A livello musicale, invece, quali sonorità hai voluto abbracciare?
«Son partito con il rap per andarmi a spostare sempre di più, ho respirato tante influenze musicali che mi hanno fatto capire quella che era la strada da prendere. Sicuramente gli ascolti internazionali, in particolare quelli americani, mi hanno ispirato e influenzato tantissimo».
Per chi non conosce il genere, la parola “trap” può sembrare una parolaccia oppure il soprannome di un allenatore di calcio. Potresti spiegare alle nonne e ai nonni in ascolto di cosa si tratta?
«Guarda, la trap è un sottogenere del rap, quindi cambia veramente poco, se non per il contenuto molto più esplicito, perché parla di argomenti un attimo più crudi. Sostanzialmente resta una costola del rap, sinceramente cambia poco».
Raccontami un po’ di “Amici”, cosa ti ha lasciato questa esperienza?
«”Amici” è stato un percorso fantastico, calcola che quando sono entrato nella scuola non sapevo veramente nulla di tecnica musicale, mi riferisco al riscaldamento vocale e a cose analoghe. Ritrovarsi ad avere a che fare con vocal coach che ogni giorno ti insegnano qualcosa, quando ti confronti con ragazzi che fanno un genere completamente diverso dal tuo, non può che lasciarti un bagaglio culturalmente importante».
Com’è stato stare senza telefono e senza social per ben sette mesi?
«Gratificante, ti dico la verità. Quando ti stacchi da quel mondo tutto è molto più bello, riesci a trovare veramente te stesso e quando raggiungi un buon equilibrio a livello personale riesci sicuramente a dare di più come artista».
Hai da pochissimo terminato il tuo instore tour in giro per l’Italia, com’è andata?
«E’ stato una figata, viaggiare e incontrare un sacco di gente. Avendo diciotto anni, per me è stato bello incontrare tanti miei coetanei, mi sono sentito uno di loro.
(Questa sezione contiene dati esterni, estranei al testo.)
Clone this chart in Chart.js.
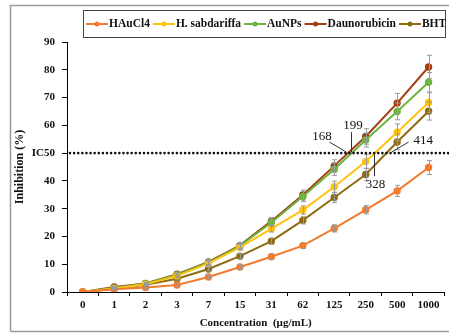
<!DOCTYPE html>
<html><head><meta charset="utf-8">
<script src="https://cdn.jsdelivr.net/npm/chart.js@4/dist/chart.umd.min.js"></script>
<style>html,body{margin:0;padding:0;background:#fff;overflow:hidden}#wrap{width:449px;height:333px;position:relative}</style>
</head><body><div id="wrap"><canvas id="c" width="449" height="333"></canvas></div>
<script>
const categories = ['0','1','2','3','7','15','31','62','125','250','500','1000'];
const seriesNames = ['HAuCl4','H. sabdariffa','AuNPs','Daunorubicin','BHT'];
const hauclValues = [0,1.0,1.6,2.5,5.4,9.0,12.7,16.7,22.9,29.6,36.4,44.8];
const sabdariffaValues = [0,1.3,2.8,5.8,10.3,16.1,22.8,29.5,37.9,47.0,57.5,68.2];
const aunpsValues = [0,1.5,3.0,6.2,10.6,16.6,25.0,34.4,44.2,54.7,65.0,75.5];
const daunoValues = [0,1.8,3.1,6.4,10.8,16.8,25.5,34.9,45.4,56.0,68.0,81.0];
const bhtValues = [0,1.2,2.6,4.8,8.3,12.9,18.3,25.8,34.0,42.3,54.0,65.1];
const hauclErrors = [0,0.3,0.4,0.5,0.6,0.8,1.0,1.0,1.3,1.5,2.0,2.5];
const sabdariffaErrors = [0,0.3,0.4,0.6,0.8,1.0,1.2,1.5,2.0,2.5,3.0,3.5];
const aunpsErrors = [0,0.3,0.4,0.6,0.8,1.0,1.3,1.8,2.2,2.5,3.0,3.5];
const daunoErrors = [0,0.3,0.4,0.6,0.8,1.0,1.3,1.8,2.2,2.8,3.5,4.2];
const bhtErrors = [0,0.3,0.4,0.5,0.7,0.9,1.1,1.3,1.8,2.2,2.8,3.2];
const yTicks = [0,10,20,30,40,50,60,70,80,90];
const ic50Value = 50;
const ic50Labels = ['168','199','328','414'];
const ic50Anchors = [8.37,8.53,9.25,9.81];

const colors = ['#F37A2E','#FFC20E','#6DB33F','#A33D13','#8F6B12'];
const values = [hauclValues,sabdariffaValues,aunpsValues,daunoValues,bhtValues];
const errors = [hauclErrors,sabdariffaErrors,aunpsErrors,daunoErrors,bhtErrors];
const serif = '"Liberation Serif","Times New Roman",serif';

const datasets = seriesNames.map((n,i)=>({
  label:n, data:values[i], borderColor:colors[i], backgroundColor:colors[i],
  borderWidth:2, pointRadius:2.7, pointHoverRadius:2.7, pointStyle:'circle', tension:0,
  errors:errors[i]
}));

const framePlugin = {
  id:'frame',
  beforeDraw(chart){
    const ctx=chart.ctx; ctx.save();
    ctx.strokeStyle='#9a9a9a'; ctx.lineWidth=1.5;
    ctx.beginPath();
    ctx.moveTo(10.5,331.5); ctx.lineTo(10.5,5.5); ctx.lineTo(449,5.5);
    ctx.moveTo(10.5,331.5); ctx.lineTo(449,331.5);
    ctx.stroke(); ctx.restore();
  }
};

const errorPlugin = {
  id:'errbars',
  afterDatasetsDraw(chart){
    const ctx=chart.ctx, ys=chart.scales.y;
    ctx.save(); ctx.strokeStyle='#9a9a9a'; ctx.lineWidth=1;
    chart.data.datasets.forEach((ds,i)=>{
      const meta=chart.getDatasetMeta(i);
      ds.data.forEach((v,j)=>{
        const e=ds.errors[j]; if(!e) return;
        const x=Math.round(meta.data[j].x)+0.5;
        const t=ys.getPixelForValue(v+e), b=ys.getPixelForValue(v-e);
        ctx.beginPath();
        ctx.moveTo(x,t); ctx.lineTo(x,b);
        ctx.moveTo(x-2.5,t); ctx.lineTo(x+2.5,t);
        ctx.moveTo(x-2.5,b); ctx.lineTo(x+2.5,b);
        ctx.stroke();
      });
    });
    ctx.restore();
  }
};

const ic50Plugin = {
  id:'ic50',
  afterDatasetsDraw(chart){
    const ctx=chart.ctx, ys=chart.scales.y, xs=chart.scales.x, ca=chart.chartArea;
    const y=ys.getPixelForValue(ic50Value);
    ctx.save();
    ctx.strokeStyle='#111'; ctx.lineWidth=2.6; ctx.lineCap='round';
    ctx.setLineDash([0.01,4.1]);
    ctx.beginPath(); ctx.moveTo(ca.left+3,y); ctx.lineTo(449,y); ctx.stroke();
    ctx.setLineDash([]); ctx.lineCap='butt';
    const offs=[{lx:-17,ly:-11,tx:-24,ty:-17},{lx:0,ly:-21,tx:2,ty:-28},{lx:0,ly:23,tx:2,ty:31},{lx:17,ly:-11,tx:32,ty:-13}];
    ctx.strokeStyle='#333'; ctx.lineWidth=1;
    ctx.fillStyle='#111'; ctx.font='13px '+serif; ctx.textAlign='center'; ctx.textBaseline='middle';
    ic50Labels.forEach((lab,k)=>{
      const step=(xs.getPixelForValue(1)-xs.getPixelForValue(0));
      const ax=xs.getPixelForValue(Math.floor(ic50Anchors[k]))+step*(ic50Anchors[k]-Math.floor(ic50Anchors[k]));
      const o=offs[k];
      ctx.beginPath(); ctx.moveTo(Math.round(ax)+0.5,y+(k===2?1:-1)); ctx.lineTo(Math.round(ax+o.lx)+0.5,y+o.ly); ctx.stroke();
      ctx.fillText(lab,ax+o.tx,y+o.ty);
    });
    ctx.restore();
  }
};

const legendPlugin = {
  id:'customLegend',
  afterDraw(chart){
    const ctx=chart.ctx; ctx.save();
    ctx.strokeStyle='#444'; ctx.lineWidth=1;
    ctx.strokeRect(83.5,10.5,362,27);
    ctx.font='bold 11.5px '+serif; ctx.textBaseline='middle'; ctx.textAlign='left';
    let x=86; const y=24;
    chart.data.datasets.forEach((ds,i)=>{
      ctx.strokeStyle=ds.borderColor; ctx.lineWidth=2;
      ctx.beginPath(); ctx.moveTo(x,y); ctx.lineTo(x+22,y); ctx.stroke();
      ctx.fillStyle=ds.borderColor; ctx.beginPath(); ctx.arc(x+11,y,2.5,0,Math.PI*2); ctx.fill();
      x+=23;
      ctx.fillStyle='#111'; ctx.fillText(ds.label,x,y+0.5);
      x+=ctx.measureText(ds.label).width+3;
    });
    ctx.restore();
  }
};

new Chart(document.getElementById('c'),{
  type:'line',
  data:{labels:categories,datasets},
  options:{
    responsive:false, animation:false, devicePixelRatio:1,
    layout:{padding:{left:10,right:-2,top:42,bottom:0}},
    plugins:{legend:{display:false},tooltip:{enabled:false}},
    scales:{
      x:{
        offset:true,
        grid:{display:true,offset:true,drawOnChartArea:false,color:'#000',tickLength:4,lineWidth:1},
        border:{display:true,color:'#000',width:1},
        ticks:{color:'#111',font:{family:serif,size:11,weight:'bold'},padding:3,maxRotation:0,autoSkip:false},
        title:{display:true,text:'Concentration  (µg/mL)',color:'#111',font:{family:serif,size:11,weight:'bold'},padding:{top:2,bottom:3}},
        afterFit(s){s.height=41;}
      },
      y:{
        min:0,max:90,
        afterBuildTicks(s){s.ticks=yTicks.map(v=>({value:v}));},
        grid:{display:true,drawOnChartArea:false,color:'#000',tickLength:5,lineWidth:1},
        border:{display:true,color:'#000',width:1},
        ticks:{color:'#111',font:{family:serif,size:11,weight:'bold'},padding:7,callback:v=>v===ic50Value?'IC50':String(v)},
        title:{display:true,text:'Inhibition (%)',color:'#111',font:{family:serif,size:12,weight:'bold'},padding:{top:3,bottom:0}},
        afterFit(s){s.width=57;}
      }
    }
  },
  plugins:[framePlugin,errorPlugin,ic50Plugin,legendPlugin]
});
</script></body></html>
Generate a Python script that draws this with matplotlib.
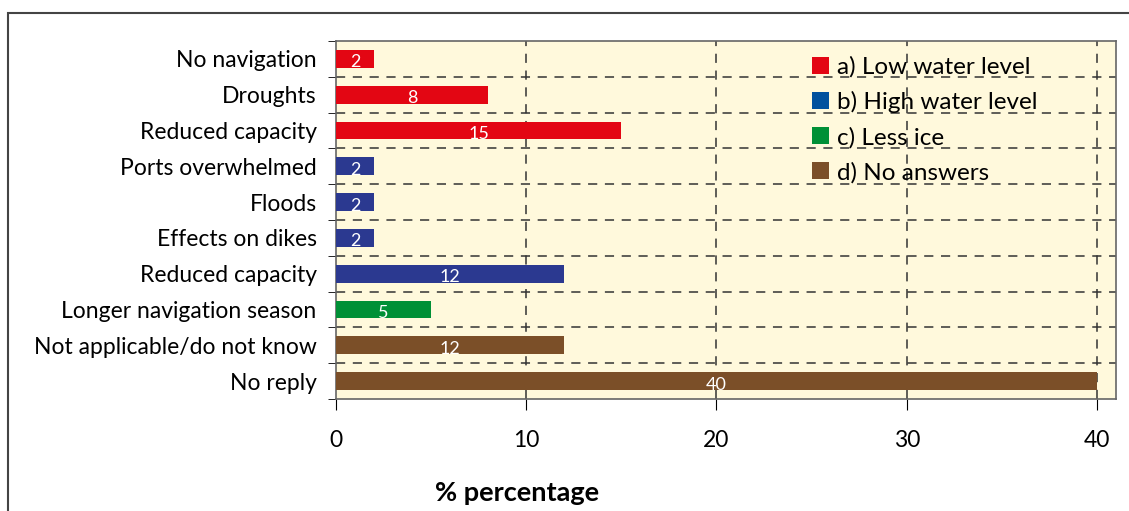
import matplotlib
matplotlib.use("Agg")
import matplotlib.pyplot as plt
from matplotlib.patches import Rectangle, Patch

# Data (top to bottom)
labels = ["No navigation", "Droughts", "Reduced capacity", "Ports overwhelmed",
          "Floods", "Effects on dikes", "Reduced capacity",
          "Longer navigation season", "Not applicable/do not know", "No reply"]
values = [2, 8, 15, 2, 2, 2, 12, 5, 12, 40]
groups = ["a", "a", "a", "b", "b", "b", "b", "c", "d", "d"]

bar_colors = {"a": "#E30613", "b": "#2B3990", "c": "#009036", "d": "#7B4F28"}
legend_labels = ["a) Low water level", "b) High water level", "c) Less ice", "d) No answers"]
legend_colors = ["#E30613", "#00519E", "#009036", "#7B4F28"]

plt.rcParams['font.family'] = ['Lato', 'DejaVu Sans']

fig = plt.figure(figsize=(11.29, 5.11), dpi=100)
ax = fig.add_axes([336 / 1129, 112 / 511, 780 / 1129, 358 / 511])
ax.set_facecolor("#FFF9DC")

ypos = list(range(len(labels)))
ax.barh(ypos, values, height=0.5, color=[bar_colors[g] for g in groups], zorder=3)
for y, v in zip(ypos, values):
    ax.text(v / 2, y + 0.1, str(v), color="white", ha="center", va="center",
            fontsize=13, zorder=4)

ax.set_xlim(0, 41)
ax.set_ylim(len(labels) - 0.5, -0.5)
ax.set_yticks(ypos)
ax.set_yticklabels(labels, fontsize=16.5)
ax.set_yticks([i - 0.5 for i in range(len(labels) + 1)], minor=True)
ax.tick_params(axis="y", which="major", length=0, pad=14)
ax.tick_params(axis="y", which="minor", length=6, direction="out")
ax.set_xticks([0, 10, 20, 30, 40])
ax.tick_params(axis="x", labelsize=16.5, length=8, direction="out", pad=14)

for i in range(1, len(labels)):
    ax.axhline(i - 0.5, color="#333333", lw=1.1, ls=(0, (6, 5)), zorder=1)
for x in [10, 20, 30, 40]:
    ax.axvline(x, color="#333333", lw=1.1, ls=(0, (6, 5)), zorder=1)

for side in ["top", "right", "bottom", "left"]:
    ax.spines[side].set_color("#666666")
    ax.spines[side].set_linewidth(1.2)

ax.set_xlabel("% percentage", fontsize=19.5, fontweight="bold")
ax.xaxis.set_label_coords(0.232, -0.228)

handles = [Patch(facecolor=c, edgecolor="none") for c in legend_colors]
leg = ax.legend(handles, legend_labels, loc="upper left", bbox_to_anchor=(0.582, 1.018),
                frameon=False, fontsize=17.5, handlelength=0.7, handleheight=0.7,
                handletextpad=0.35, labelspacing=0.55)
leg.set_zorder(5)

# outer frame
fig.patches.append(Rectangle((8 / 1129, -0.1), 1.2, (511 - 13) / 511 + 0.1,
                             transform=fig.transFigure, fill=False,
                             edgecolor="#444444", lw=1.5, clip_on=False))

fig.savefig("out.png", dpi=100)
Ho provato un sacco di emozioni, è stato veramente troppo bello».
Sei appassionato di eventi mistici, il tuo nome d’arte deriva da un sogno che hai fatto una notte. Mi spieghi meglio?
«Si (sorride, ndr), può sembrare un po’ strana come cosa, ma penso che capiti a tutti di fare dei sogni, in uno di questi ho sentito questa parola che, appena mi sono svegliato, mi è rimasta in testa e, molto semplicemente, ho scelto d’istinto questo nome che non ha nessun altro significato, nemmeno in altre lingue, ho provato a fare delle ricerche ma non esiste questo termine».
Come ti sei avvicinato alla musica e quando hai capito che questa tua grande passione poteva diventare potenzialmente un mestiere?
«La musica fà parte della mia vita da sempre, a dieci anni ho cominciato a capirne di più, iniziando ad ascoltare stili diversi, dal metal al rock, per poi passare completamente al rap, in quegli anni andava tantissimo Eminem, mi si è spalancato un mondo, non so spiegarti cosa sia successo esattamente, ma scoprire questo genere mi ha dato la possibilità di liberare quello che avevo dentro».
Per concludere Fabio, dove desideri arrivare con la tua musica?
«Sicuramente nei cuori delle persone, questa è la cosa in assoluto più importante. Poi, tutto il resto non si può sapere e non voglio neanche scoprirlo!».